Lantas apa yang mesti diperbuat oleh kita sebagai warga Negara dan sesama manusia dalam mengatasi konflik-konflik sebagaimana disebutkan di atas? Bukankah Tuhan telah memberikan jalan kedamaian lewat agama-agama,  kitab suci dan nabi-nabi? Teori-teori tentang kedamaian, jalan hidup yang benar, selalu lahir di setiap kurun waktu dan juga manusia-manusia panutan senantiasa silih berganti mengkawal jaman, belumkah cukup? Jawabnnya adalah bisa iya belum cukup, dengan melihat realitas kehidupan yang senantiasa mempertontonkan konflik meski ada agama, teori-teori kedamaian dan para suri tauladan yang baik. Bisa juga jawabannya sudah lebih dari cukup, namun karena watak dasar manusia yang serakah dan tidak ingin belajar. Alasan lain, karena konflik merupakan satu set dengan kedamaian, sehingga konflik merupakan sebuah sunnatullah. Sehingga kedamaian tidak dapat eksis sendiri tanpa adanya konflik begitupun sebaliknya. Yin selalu berpasangan dengan Yang, begitupun kedamaian selalu berpasangan dengan konflik.
Lalu akankah kita menyerah dan pasrah terhadap kondisi demikian? Tentu tidak. Kebaikan dan kedamaian selalu mendapat ancaman dan upaya perlawanan terus menerus dari kejahatan dan konflik. Maka sebaliknya, sudah semestinya upaya kebaikan dan kedamaian juga harus terus menerus dipantik dan disulut. Perlawanan terhadap kejahatan dan konflik jangan pernah padam dan mati.
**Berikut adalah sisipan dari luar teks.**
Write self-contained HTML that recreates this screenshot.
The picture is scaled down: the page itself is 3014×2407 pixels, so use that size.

Sebagai warga Negara yang wajib dilakukan adalah berlaku rasional. Harus diakui, kita tak punya cukup power untuk menekan junta militer atupun junta dunia seperti AS dan Eropa yang sangat keras kepala itu. Kita tak cukup modal untuk menekuk kekuatan kelas atas yang memiliki modal. Bahkan oleh pemerintah/Negara kita sekalipun. Yang bisa adalah yang punya kekuatan ekonomi sangat besar (kelas atas), yaitu China dan AS. Sehingga, yang bisa dilakukan pemerintah ya seperti sekarang ini melakukan pendekatan kemanusiaan dan persahabatan. Untuk di dalam negeri yang perlu dilakukan adalah pencerahan public, baik itu dilakukan oleh pemerintah maupun oleh warga Negara seperti kita. Tujuannya, agar public paham duduk persoalannya dan bersikap rasional juga.
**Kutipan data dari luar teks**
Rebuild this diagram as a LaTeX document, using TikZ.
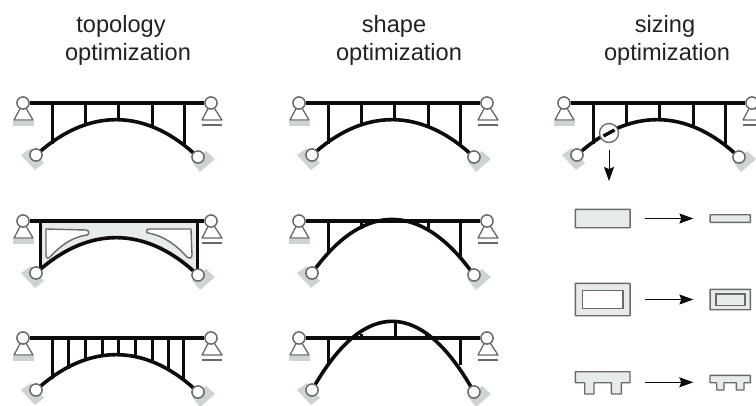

Selain itu, dengan melihat akar dan pemicu konflik yang telah diuraikan diatas, kita bisa membuat proteksi dini untuk bangsa kita sendiri. Yang mesti dilakukan oleh pemerintah ialah meningkatkan penghidupan yang layak bagi warga negaranya terutama bagi kelas bawah. Sebagaimana diuraikan di awal, factor ekonomi, ketidaksejahteraan dan kesenjangan kelas merupakan salah satu akar konflik terjadinya pertentangan antar kelas, manfaat-memanfaatkan oleh kelas tertentu terhadap kelas lainnya. Meningkatkan mutu pendidikan agar masyarakat, terutama anak bangsa calon pemimpin masa depan memiliki daya pikir dan daya kritis yang rasional, menegakan dan menciptakan hukum dan undang-undang yang lebih represif terhadap intoleransi, serta menutup saluran-saluran berita yang banyak memuat provokatif.
Oleh para pemimpin/tokoh agama yang perlu dilakukan adalah mengedapankan nilai-nilai universal dalam setiap agama. Tentang kedamaian, persaudaraan dan kemanusiaan. Menurunkan ego sectarian dan menaikan nilai kebersamaan. Dan, bagi kita warga negara, bersikaplah rasional dan kritis, tidak mudah terprovokasi, serta berlaku toleransi antar sesama. Meleburkan ego individu dalam interaksi sosial.